[Dataset items]

________________________________________

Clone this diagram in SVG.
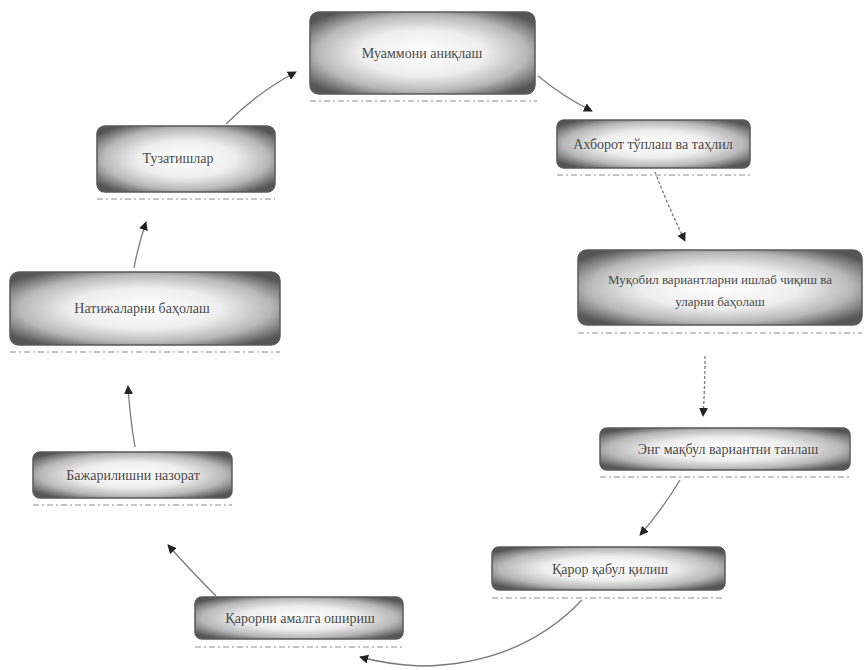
<svg xmlns="http://www.w3.org/2000/svg" width="864" height="670" viewBox="0 0 864 670">
<defs>
<radialGradient id="g" cx="0.5" cy="0.5" r="0.62">
<stop offset="0" stop-color="#ffffff"/>
<stop offset="0.45" stop-color="#eeeeee"/>
<stop offset="0.75" stop-color="#b8b8b8"/>
<stop offset="1" stop-color="#555555"/>
</radialGradient>
<marker id="ah" viewBox="0 0 10 10" refX="9" refY="5" markerWidth="9" markerHeight="9" orient="auto" markerUnits="userSpaceOnUse">
<path d="M0,0 L10,5 L0,10 Z" fill="#222"/>
</marker>
<style>
.box{fill:url(#g);stroke:#5a5a5a;stroke-width:1.5}
.t{font-family:"Liberation Serif","DejaVu Serif",serif;font-size:14px;fill:#4a4a4a;text-anchor:middle}
.sh{stroke:#c4c4c4;stroke-width:2;stroke-dasharray:6 3 2 3;fill:none}
.c{fill:none;stroke:#7a7a7a;stroke-width:1.3;marker-end:url(#ah)}
</style>
</defs>
<rect width="864" height="670" fill="#ffffff"/>
<g id="connectors">
<path class="c" d="M538,76 Q565,98 592,111"/>
<path class="c" d="M655,172 Q668,206 685,241" stroke-dasharray="3 2"/>
<path class="c" d="M705,356 Q705,386 703,416" stroke-dasharray="3 2"/>
<path class="c" d="M680,480 Q662,510 640,535"/>
<path class="c" d="M582,600 Q520,665 420,666 Q385,664 360,657"/>
<path class="c" d="M216,596 Q190,570 168,545"/>
<path class="c" d="M135,447 Q130,418 128,386"/>
<path class="c" d="M134,268 Q138,246 146,222"/>
<path class="c" d="M226,124 Q258,92 296,72"/>
</g>
<g id="n1">
<rect class="box" x="310" y="12" width="225" height="82" rx="9"/>
<line class="sh" x1="310" y1="101" x2="537" y2="101"/>
<text class="t" x="422" y="58">Муаммони аниқлаш</text>
</g>
<g id="n2">
<rect class="box" x="557" y="120" width="193" height="48" rx="7"/>
<line class="sh" x1="557" y1="175" x2="750" y2="175"/>
<text class="t" x="653" y="149">Ахборот тўплаш ва таҳлил</text>
</g>
<g id="n3">
<rect class="box" x="578" y="250" width="284" height="75" rx="9"/>
<line class="sh" x1="578" y1="333" x2="862" y2="333"/>
<text class="t" x="720" y="284" style="font-size:13px">Муқобил вариантларни ишлаб чиқиш ва</text>
<text class="t" x="720" y="306" style="font-size:13px">уларни баҳолаш</text>
</g>
<g id="n4">
<rect class="box" x="600" y="428" width="250" height="42" rx="7"/>
<line class="sh" x1="600" y1="477" x2="850" y2="477"/>
<text class="t" x="728" y="454">Энг мақбул вариантни танлаш</text>
</g>
<g id="n5">
<rect class="box" x="492" y="547" width="233" height="43" rx="7"/>
<line class="sh" x1="492" y1="598" x2="725" y2="598"/>
<text class="t" x="610" y="574">Қарор қабул қилиш</text>
</g>
<g id="n6">
<rect class="box" x="195" y="597" width="208" height="42" rx="7"/>
<line class="sh" x1="195" y1="647" x2="403" y2="647"/>
<text class="t" x="300" y="623">Қарорни амалга ошириш</text>
</g>
<g id="n7">
<rect class="box" x="33" y="452" width="199" height="46" rx="7"/>
<line class="sh" x1="33" y1="505" x2="232" y2="505"/>
<text class="t" x="133" y="480">Бажарилишни назорат</text>
</g>
<g id="n8">
<rect class="box" x="10" y="272" width="270" height="73" rx="9"/>
<line class="sh" x1="10" y1="352" x2="280" y2="352"/>
<text class="t" x="142" y="313">Натижаларни баҳолаш</text>
</g>
<g id="n9">
<rect class="box" x="97" y="126" width="178" height="66" rx="8"/>
<line class="sh" x1="97" y1="199" x2="275" y2="199"/>
<text class="t" x="178" y="163">Тузатишлар</text>
</g>
</svg>
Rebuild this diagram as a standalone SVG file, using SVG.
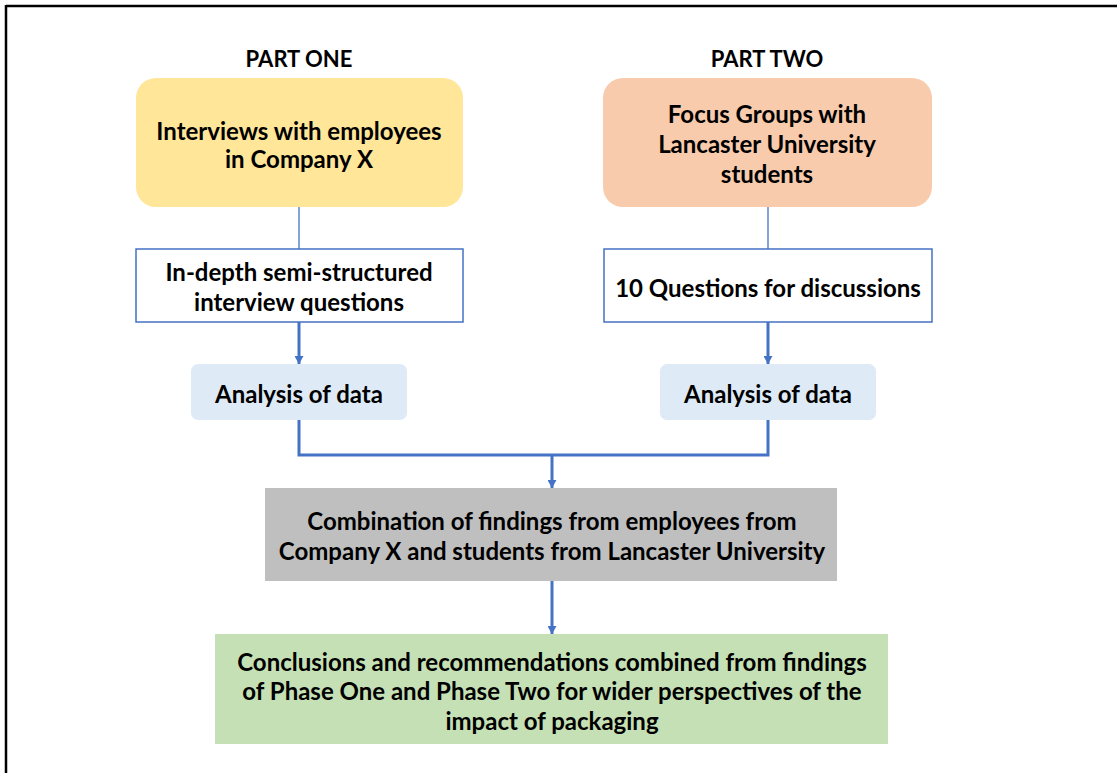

________________________________________

_Exercise aim_:
Looking at the data above, show all lines where the word "diagram" occurs.

_Solution for this problem_:
Clone this diagram in SVG.
Rebuild this diagram as a standalone SVG file, using SVG.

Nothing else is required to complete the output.